Ah, the Q. Such a lovely little letter. It’s quite common, too, especially in French and Latin, and therefore in many other languages around the world, including English. But not so much in Dutch. We’ve always seemed reluctant to use it, and we’ve always preferred our own substitutes. Read all about why and how we did that in this post about the letter Q.
Wanna know more about Dutch using certain letters in a funky way? Check out the post about the IJ!
Of all the letters in the alphabet, to a Dutch speaker, the Q is probably the most outlandish one. This is because we don’t actually use it in words that aren’t loan words, and even those we like to change around to get rid of this strange one-legged O – or reverse P, if you’re looking at it in lowercast.
qu-
As mentioned before, the Q is usually used in loan words, and most of them are loaned from French and Latin. In these words, the Q is almost always followed by a U. There are some cases in which this isn’t so, like in the country of Qatar, but other than those few, the Q and U are a solid team. This isn’t all too strange, it happens in most Western languages that feature the Q on a regular basis.
Some sort of widely used Q words that are present in our official dictionaries are:
quiz
quotum
quiche
quarantaine
kw and k
These will look familiar to speakers of many other languages, too. In fact, you guys may have a lot more of them than we do, for we don’t usually keep the qu bit intact. For a fair amount of words, we’ve kicked out the qu part, and traded it in for a more Dutch-looking kw. For example:
kwaliteit (Eng: quality)
kwartier (Eng: quarter, we use it mainly for a period of fifteen minutes)
kwik (Eng: mercury, also known as quicksilver)

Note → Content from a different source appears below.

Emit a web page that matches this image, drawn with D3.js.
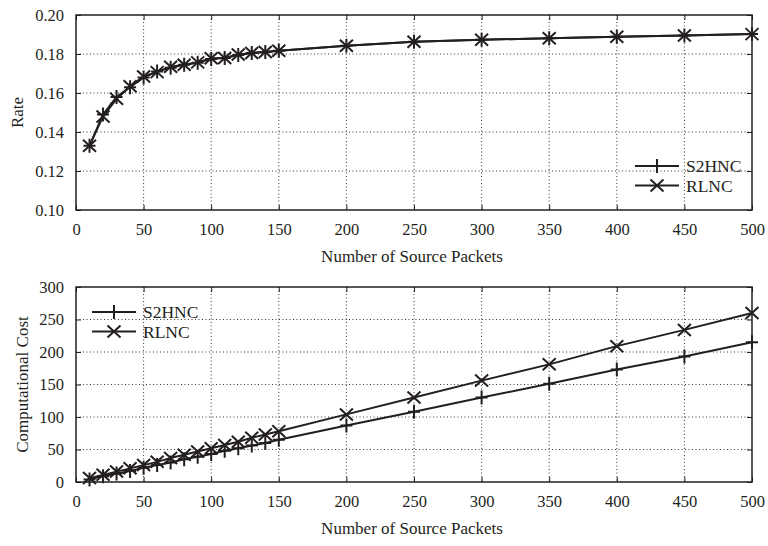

kwestie (Latin: questio, from which the English question got its name)
kwadraat (Latin: quadratus, meaning square, as in square root, in English)
This has actually been a fairly old habit. In Middle Dutch, spoken in our neck of the woods around the late Middle Ages, the qu in Latin words quickly got changed to kw instead – why use someone else’s spelling when you’ve got a perfectly good version of the sound yourself, right?
When the Dutch language became more and more standardized, in the early 1800s, this took another flight. The general idea was: write things the way you say them, and since we definitely pronounced qu words as kw words, most of them were Dutchified in this manner. Only some words that were already well-known and widely used in the rest of the world managed to keep their original qu form, as have some of the much more recent additions to our language.
This is one of the reasons why you’ll come across the Q much more often in many other languages: not a whole lot of them feature the kw combination on a regular basis, but Dutch does, and has done so for a long time.
-que
What about words ending in -que, then? French has a lot of them, too, and many of them have found their way into other languages, including Dutch. Well, a similar thing happened! While there are still words in our dictionary that end in -que, the vast majority of them have been turned into words that end in a k.
This usually happens with words of which the French version ends in -ique, although some versions with other vowels exist, too. When it’s -ique, we do add an extra e to make sure the word complies to our rules of pronunciation. For example:
muziek (Fr: musique)
republiek (Fr: république)
techniek (Fr: technique)
barok (Fr: baroque)
Many of these words have undergone a similar change in English, although the -que part is usually substituted with a c instead.
Long story quite short
Okay, this wasn’t that long a story, but that’s because Dutch really doesn’t use the Q as a letter all that much. When we do, it’s almost exclusively in loan words from French and Latin, and even most of those, we’ve Dutchified by using either a kw or just a k instead.
The idea was: we simply don’t need it, since we’ve got perfectly good alternatives for it in our own language. The Q is in our alphabet, and words containing it are in our dictionaries, but they’re few and far between. I generally kwite like this, but I’m not sure whether Shakespeare’s Hamlet would have looked as cool if the most famous line in written history had been: to be or not to be, that is the kwestion.